Vietnam Plans to Equitise 432 SOEs by 2015

10:56:49 AM | 2/26/2014

Prime Minister Nguyen Tan Dung recently chaired the conference on restructuring state-owned enterprises (SOEs) in 2014-2015 in Hanoi, with the participation of ministries, localities and businesses.
Mr Pham Viet Muon, Deputy Head of the Steering Committee for Innovation and Business Development, said, from 2011 to 2013, Vietnam equitised 99 enterprises including 12 enterprises in 2011, 13 in 2012, 74 in 2013. Among those, there were 19 state-owned corporations.
Vietnam collected VND19 trillion by selling shares of these 99 enterprises. Most companies achieved considerable growth rates and higher operational efficiency after equitisation. The advent of the joint stock companies has helped increase competitiveness, promote restructuring of the stock market, and spur innovation in production relations and roles of SOEs in the socialist-oriented market economy.

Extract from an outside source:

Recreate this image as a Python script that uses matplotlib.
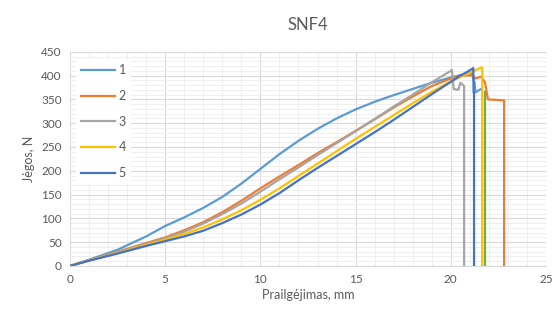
import matplotlib.pyplot as plt
from matplotlib.ticker import MultipleLocator

plt.rcParams['font.family'] = ['Lato', 'DejaVu Sans']

# 1
x1 = [0, 1, 2.5, 4, 5, 6, 7, 8, 9, 10, 11, 12, 13, 14, 15, 16, 17, 18, 19, 20,
      20.8, 21.1, 21.25, 21.3, 21.5, 21.6]
y1 = [0, 13, 34, 62, 84, 102, 122, 145, 173, 204, 235, 263, 288, 310, 329, 345, 359, 372, 385, 396,
      404, 404, 385, 365, 370, 372]
# 2
x2 = [0, 1, 2.5, 4, 5, 6, 7, 8, 9, 10, 11, 12, 13, 14, 15, 16, 17, 18, 19, 20,
      20.6, 21.1, 21.3, 21.6, 21.8, 21.95, 22.8, 22.8]
y2 = [0, 12, 30, 48, 60, 75, 92, 113, 137, 163, 188, 212, 237, 260, 284, 308, 333, 356, 378, 394,
      400, 401, 394, 398, 385, 350, 348, 0]
# 3
x3 = [0, 1, 2.5, 4, 5, 6, 7, 8, 9, 10, 11, 12, 13, 14, 15, 16, 17, 18, 19, 20,
      20.05, 20.1, 20.15, 20.4, 20.5, 20.65, 20.7, 20.7]
y3 = [0, 12, 29, 46, 58, 72, 89, 109, 131, 156, 182, 207, 233, 258, 283, 309, 335, 360, 386, 410,
      412, 395, 372, 370, 385, 380, 378, 0]
# 4
x4 = [0, 1, 2.5, 4, 5, 6, 7, 8, 9, 10, 11, 12, 13, 14, 15, 16, 17, 18, 19, 20,
      21, 21.6, 21.65, 21.65]
y4 = [0, 11, 27, 44, 55, 67, 81, 98, 117, 139, 163, 189, 215, 241, 267, 292, 317, 342, 366, 388,
      406, 417, 417, 0]
# 5
x5 = [0, 1, 2.5, 4, 5, 6, 7, 8, 9, 10, 11, 12, 13, 14, 15, 16, 17, 18, 19, 20,
      20.5, 21, 21.18, 21.2, 21.22, 21.22]
y5 = [0, 11, 26, 42, 52, 62, 74, 90, 108, 129, 153, 180, 206, 231, 256, 281, 307, 334, 361, 387,
      400, 411, 416, 364, 364, 0]
# extra series (not in legend)
x6 = [21.78, 21.78]
y6 = [366, 0]

series = [(x1, y1, '1', '#5B9BD5'), (x2, y2, '2', '#ED7D31'), (x3, y3, '3', '#A5A5A5'),
          (x4, y4, '4', '#FFC000'), (x5, y5, '5', '#4472C4')]

fig = plt.figure(figsize=(5.6, 3.2), dpi=100)
ax = fig.add_axes([0.125, 0.169, 0.85, 0.669])

ax.plot(x6, y6, color='#70AD47', lw=1.6, zorder=2)
for xs, ys, lab, col in series:
    ax.plot(xs, ys, color=col, lw=1.6, label=lab, zorder=3)

ax.set_xlim(0, 25)
ax.set_ylim(0, 450)
ax.xaxis.set_major_locator(MultipleLocator(5))
ax.xaxis.set_minor_locator(MultipleLocator(1))
ax.yaxis.set_major_locator(MultipleLocator(50))
ax.yaxis.set_minor_locator(MultipleLocator(10))
ax.grid(which='major', color='#D9D9D9', lw=0.8)
ax.grid(which='minor', color='#EDEDED', lw=0.6)
ax.set_axisbelow(True)
ax.tick_params(which='both', length=0, colors='#595959', labelsize=8.5, pad=6)
for s in ['top', 'right', 'left']:
    ax.spines[s].set_visible(False)
ax.spines['bottom'].set_color('#D9D9D9')

ax.set_xlabel('Prailgėjimas, mm', color='#595959', fontsize=9, labelpad=3)
ax.set_ylabel('Jėgos, N', color='#595959', fontsize=9, labelpad=4)
ax.set_title('SNF4', color='#595959', fontsize=12, pad=16)

leg = ax.legend(loc='upper left', bbox_to_anchor=(0.0, 0.995), frameon=True, fontsize=9,
                handlelength=2.7, labelspacing=1.1, handletextpad=0.3, borderpad=0.4)
leg.get_frame().set_edgecolor('none')
leg.get_frame().set_facecolor('white')
leg.get_frame().set_alpha(1)
for t in leg.get_texts():
    t.set_color('#595959')

fig.savefig('out.png')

At the conference, reports indicated that 28 loss-making enterprises had been restructured in three years. Before the restructuring, most of these enterprises were on the verge of bankruptcy. Many SOEs are being restructured by having their outstanding debt and assets purchased. Eleven other enterprises will be restructured in the same way.

According to Mr Pham Viet Muon, equitisation, which is the most critical and complex mission in restructuring, should be of particular interest, as well as proposed outstanding solutions to gain higher efficiency. To achieve its objectives, from now until 2015 Vietnam will strictly restructure SOEs, even profitable SOEs, focusing on equitising SOEs and economic groups, divesting non-core ventures and selling unnecessary state shares according to market principles.

According to the plan of the Steering Committee, Vietnam targets to equitise 432 companies in 2014 and 2015.
The Steering Committee also plans to boost divestment of non-core ventures of groups, public corporations, reaching about VND22 billion. Therefore, proper regulations should be promulgated to solve problems in divestment and create a tight feasible schedule in order to reduce ineffective investment, even having to sell at under par value. Categorising SOEs according to sectors, industries, management agencies will be initially applied for the industry, trade, transport and construction. Companies which are qualified to issue IPO shall comply with current regulations. Those not yet qualified, will be transformed into joint stock companies with shareholders being the State or SCIC. Based on the specific conditions of each enterprise, the State may hold prominent stake. The target of this measure is to change the legal form of businesses, diversify ownership, contribute to the democratisation of business, and create market-ready corridors meeting investor requirements.